--- BEGIN SUPPLIED DATA ---

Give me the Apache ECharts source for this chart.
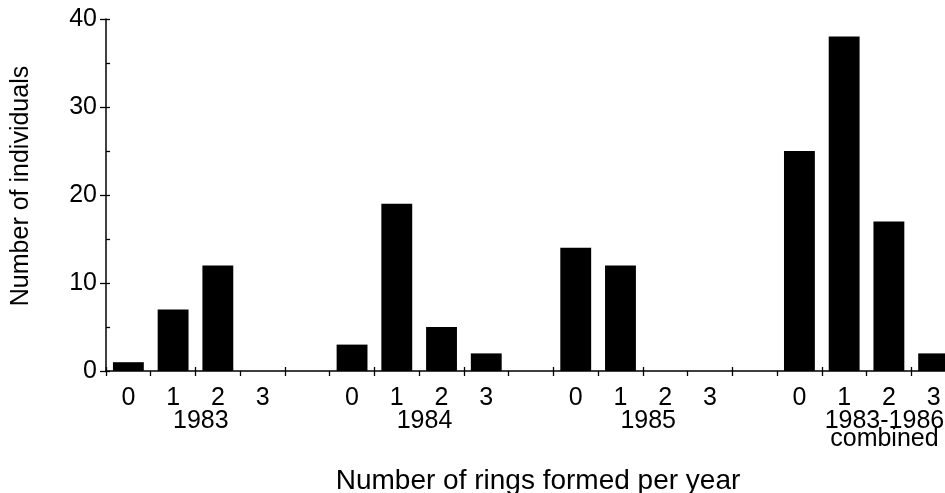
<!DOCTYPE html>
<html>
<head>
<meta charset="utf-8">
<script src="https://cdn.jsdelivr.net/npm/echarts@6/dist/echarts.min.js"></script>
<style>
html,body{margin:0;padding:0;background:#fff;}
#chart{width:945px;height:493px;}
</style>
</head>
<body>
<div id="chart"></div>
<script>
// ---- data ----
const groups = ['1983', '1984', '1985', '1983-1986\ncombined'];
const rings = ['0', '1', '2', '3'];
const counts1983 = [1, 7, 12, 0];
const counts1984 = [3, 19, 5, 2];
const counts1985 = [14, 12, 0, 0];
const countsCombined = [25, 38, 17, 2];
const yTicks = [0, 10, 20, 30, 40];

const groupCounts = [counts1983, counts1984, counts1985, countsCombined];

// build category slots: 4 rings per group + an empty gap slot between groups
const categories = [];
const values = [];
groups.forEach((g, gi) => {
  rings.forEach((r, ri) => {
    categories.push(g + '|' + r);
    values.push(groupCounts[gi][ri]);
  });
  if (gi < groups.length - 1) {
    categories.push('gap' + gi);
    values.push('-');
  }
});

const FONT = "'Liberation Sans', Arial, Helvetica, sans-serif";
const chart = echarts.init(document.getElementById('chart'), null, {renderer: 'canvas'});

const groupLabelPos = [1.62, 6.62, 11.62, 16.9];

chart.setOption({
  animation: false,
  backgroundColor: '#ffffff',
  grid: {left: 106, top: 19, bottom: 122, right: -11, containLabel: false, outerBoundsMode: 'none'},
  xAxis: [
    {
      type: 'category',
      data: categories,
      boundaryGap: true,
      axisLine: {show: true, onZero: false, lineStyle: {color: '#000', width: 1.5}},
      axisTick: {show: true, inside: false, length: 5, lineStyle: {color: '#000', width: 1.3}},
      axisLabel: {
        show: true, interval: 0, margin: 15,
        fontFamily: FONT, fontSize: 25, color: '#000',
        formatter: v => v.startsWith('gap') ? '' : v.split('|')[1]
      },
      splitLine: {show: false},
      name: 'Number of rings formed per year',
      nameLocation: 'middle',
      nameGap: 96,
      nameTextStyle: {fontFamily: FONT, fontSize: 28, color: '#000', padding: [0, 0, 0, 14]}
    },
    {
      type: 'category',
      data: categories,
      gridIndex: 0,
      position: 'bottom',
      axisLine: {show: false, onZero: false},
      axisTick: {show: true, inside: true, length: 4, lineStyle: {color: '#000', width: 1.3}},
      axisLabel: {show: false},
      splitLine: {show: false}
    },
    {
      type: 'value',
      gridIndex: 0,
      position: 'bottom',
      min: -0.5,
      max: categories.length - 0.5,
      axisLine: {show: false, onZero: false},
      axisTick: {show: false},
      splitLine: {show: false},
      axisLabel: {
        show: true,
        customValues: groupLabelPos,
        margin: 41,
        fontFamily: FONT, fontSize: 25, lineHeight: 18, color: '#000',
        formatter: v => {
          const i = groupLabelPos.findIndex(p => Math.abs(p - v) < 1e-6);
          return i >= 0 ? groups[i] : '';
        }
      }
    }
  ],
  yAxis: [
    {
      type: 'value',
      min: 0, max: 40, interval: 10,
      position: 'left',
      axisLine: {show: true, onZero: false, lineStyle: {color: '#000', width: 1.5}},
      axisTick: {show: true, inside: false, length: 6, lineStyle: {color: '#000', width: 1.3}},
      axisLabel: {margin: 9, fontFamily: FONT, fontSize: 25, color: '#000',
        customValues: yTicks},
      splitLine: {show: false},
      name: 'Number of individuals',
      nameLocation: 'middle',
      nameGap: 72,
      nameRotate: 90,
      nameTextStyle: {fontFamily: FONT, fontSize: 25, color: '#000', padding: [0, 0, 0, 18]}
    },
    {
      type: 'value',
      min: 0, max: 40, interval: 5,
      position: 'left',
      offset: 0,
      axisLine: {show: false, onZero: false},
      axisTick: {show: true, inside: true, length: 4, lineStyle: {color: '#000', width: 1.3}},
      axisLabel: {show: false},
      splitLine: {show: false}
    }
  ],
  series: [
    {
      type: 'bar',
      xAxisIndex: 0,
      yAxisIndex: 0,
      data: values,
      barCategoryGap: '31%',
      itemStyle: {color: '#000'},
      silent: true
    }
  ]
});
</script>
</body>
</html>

--- END SUPPLIED DATA ---

_TASK STATEMENT_
Starting with the first line of the data above and ending with the line containing "const groupLabelPos = [1.62, 6.62, 11.62, 16.9];", please restate every line exactly, leaving images out.

_TASK OUTPUT_
Give me the Apache ECharts source for this chart.
<!DOCTYPE html>
<html>
<head>
<meta charset="utf-8">
<script src="https://cdn.jsdelivr.net/npm/echarts@6/dist/echarts.min.js"></script>
<style>
html,body{margin:0;padding:0;background:#fff;}
#chart{width:945px;height:493px;}
</style>
</head>
<body>
<div id="chart"></div>
<script>
// ---- data ----
const groups = ['1983', '1984', '1985', '1983-1986\ncombined'];
const rings = ['0', '1', '2', '3'];
const counts1983 = [1, 7, 12, 0];
const counts1984 = [3, 19, 5, 2];
const counts1985 = [14, 12, 0, 0];
const countsCombined = [25, 38, 17, 2];
const yTicks = [0, 10, 20, 30, 40];

const groupCounts = [counts1983, counts1984, counts1985, countsCombined];

// build category slots: 4 rings per group + an empty gap slot between groups
const categories = [];
const values = [];
groups.forEach((g, gi) => {
  rings.forEach((r, ri) => {
    categories.push(g + '|' + r);
    values.push(groupCounts[gi][ri]);
  });
  if (gi < groups.length - 1) {
    categories.push('gap' + gi);
    values.push('-');
  }
});

const FONT = "'Liberation Sans', Arial, Helvetica, sans-serif";
const chart = echarts.init(document.getElementById('chart'), null, {renderer: 'canvas'});

const groupLabelPos = [1.62, 6.62, 11.62, 16.9];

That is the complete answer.